August Club Trip - Phat times in the Bay
6 September 2014
Well... What can I say? The forecast changed its mind a number of times during the week, but eventually it held steady enough for us to make the call for a bay trip on Saturday. The plan was to hit the mangrove lined beaches early, and then play it by ear....
Three boats each with two crew lined up for the shotgun start from the National Park Boat ramp.... Once out of the river, a b-line was made for one of the mangrove lined beaches over at Cape Cleveland, to have a shot for some barra as the tide slowly began to recede. Two hours in, and all we had to show for it was one lonely missed barra, but that's what you get when you don't use bite tippets, Dave.
Eventually a call was made to change tact, and at this point all indicators still pointed at this being a trip just like every other. The decision was to find some shallowish weedbeds in the hope of tempting a school mackerel or three. This wasn't to be, but.. and it's a big but... the by-catch was prolific. The wolf herring were schooling, and in places they were so thick we were sight casting to them.
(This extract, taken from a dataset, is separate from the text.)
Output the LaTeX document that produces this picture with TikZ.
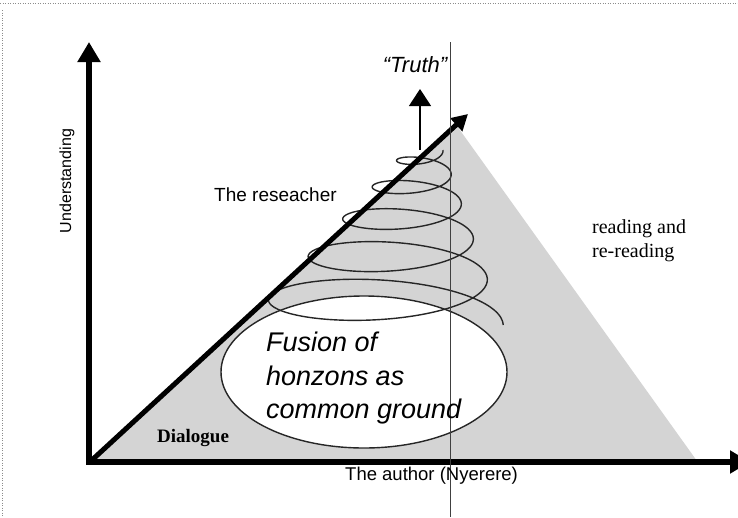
\documentclass[tikz,border=0pt]{standalone}
\usepackage{fontspec}
\setmainfont{Liberation Serif}
\setsansfont{Liberation Sans}
\usetikzlibrary{arrows.meta}
\begin{document}
\begin{tikzpicture}[x=1pt,y=-1pt,
  declare function={gg(\s)=0.6*\s/1800+0.4*(\s/1800)^2;},
  axisarrow/.style={line width=5.5pt,-{Triangle[width=22pt,length=20pt]}},
  diagarrow/.style={line width=5pt,-{Triangle[width=17pt,length=16pt]}},
  thinarrow/.style={line width=1.2pt,-{Triangle[width=22pt,length=17pt]}},
  helixline/.style={line width=1.4pt,black!85},
  sanstext/.style={font=\sffamily\fontsize{#1}{#1}\selectfont,inner sep=0pt},
  seriftext/.style={font=\rmfamily\fontsize{#1}{#1}\selectfont,inner sep=0pt},
  boldserif/.style={font=\rmfamily\bfseries\fontsize{#1}{#1}\selectfont,inner sep=0pt},
  fusiontext/.style={font=\sffamily\itshape\fontsize{27}{27}\selectfont,inner sep=0pt,anchor=base west}]
\useasboundingbox (0,0) rectangle (738,517);
% scan border traces
\draw[black!45,line width=0.5pt,dotted] (0,3) -- (738,3);
\draw[black!45,line width=0.5pt,dotted] (2,10) -- (2,517);
% key points
\coordinate (O) at (89,462);
\coordinate (ytip) at (89,42);
\coordinate (xtip) at (750,462);
\coordinate (dstart) at (92,460);
\coordinate (dtip) at (468,114);
\coordinate (apex) at (457,126);
\coordinate (rb) at (697,461);
\coordinate (tbase) at (420,150);
\coordinate (ttip) at (420,89);
\coordinate (vtop) at (450,42);
\coordinate (vbot) at (450,517);
% stippled region
\fill[black!17] (dstart) -- (apex) -- (rb) -- cycle;
% fusion ellipse
\path[fill=white,draw=black!85,line width=1.4pt] (364,372) ellipse [x radius=143pt,y radius=76pt];
% spiral
\draw[helixline] plot[smooth,domain=0:1800,samples=361,variable=\t]
  ({425-50*gg(\t)+(18+110.25*gg(\t))*cos(\t)},{150+175*gg(\t)+(7+28*gg(\t))*sin(\t)});
% axes and arrows
\begin{scope}
\clip (0,0) rectangle (738,517);
\draw[axisarrow] (O) -- (ytip);
\draw[axisarrow] (86,462) -- (xtip);
\end{scope}
\draw[diagarrow] (dstart) -- (dtip);
\draw[thinarrow] (tbase) -- (ttip);
\draw[black!75,line width=1pt] (vtop) -- (vbot);
% texts
\node[sanstext=16,rotate=90] (under) at (67,181) {Understanding};
\node[sanstext=19,anchor=base west] (res) at (214,201) {The reseacher};
\node[sanstext=22,anchor=base] (truth) at (415,72) {\itshape “Truth”};
\node[fusiontext] (fus1) at (266,351) {Fusion of};
\node[fusiontext] (fus2) at (266,385) {honzons as};
\node[fusiontext] (fus3) at (266,418) {common ground};
\node[seriftext=20,anchor=base west] (read1) at (592,233) {reading and};
\node[seriftext=20,anchor=base west] (read2) at (592,257) {re-reading};
\node[boldserif=19,anchor=base west] (dial) at (157,442) {Dialogue};
\node[sanstext=18.5,anchor=base west] (author) at (345,480) {The author (Nyerere)};
\end{tikzpicture}
\end{document}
Dozens of these toothy critters were hooked up, jumped off or released boat-side, with only the odd one or two actually making it inside....
Wolfies up to a metre in length were caught, and the highlight of course being numerous double hook-ups, a rat queenfish to Dave's 4wt, and Richard Wallace's first fly caught Spanish Mack.
It was about now that a quick rest and snack was had, while we recounted the fantastic session we had had over the past hour.... It was here that Steve Munday hooked into two very nice tarpon, in just about consecutive casts, the biggest just shy of 60cm he almost needed a gimble belt to get it boatside... Not wanting to be done, Dave also hooked into one that would have been an addition to his top 10 at somewhere also over 50cm... However too much messing around led to a quick release before having a chance to measure it ... In this instance, two inches of 15kg bite tippet is NOT enough when said fish are hungry enough to engulf the whole fly!
It waas at about this point that Brad and Dave noticed a little bit of action over on a small nearby flat, and a race ensued for poll position... Though I'm not sure if the other two boats were fully aware of this. First up a large school of something was seen, a cast made, and a yellow - tail scad boated... Next up.. a cast into some slightly deeper water just off the edge of the flat resulted in a hook-up to a nice golden trevally... A fantastic capture on a 6wt!
As it turns out, the flat, although small, was a fantastic fine, with lots of micro-structure for smaller trevally, and blue salmon to hang out, and there was no need to move on for the rest of the day.
Each boat consistently hooked and landed fish after fish. Numerous small trevally, including blue spot, giant and bludger were haunting the flats, with a number of miscellaneous species such as happy moments and a single ray being hooked, as well as two very nice blue salmon.
For the most part, the choice of fly was much like the Model T ford. Any fly was eaten as long as it was white. That was the story for most boats most of the day, except towards the end. Brad switched to an orange shrimp pattern an continued to account for fish after fish, while Dave, persisting with white, had interest wane. The proof was definitely in the pudding, with almost immediate results once he changed flies to a spawning shrimp with plenty of orange. And the last fish of the day was another pretty golden.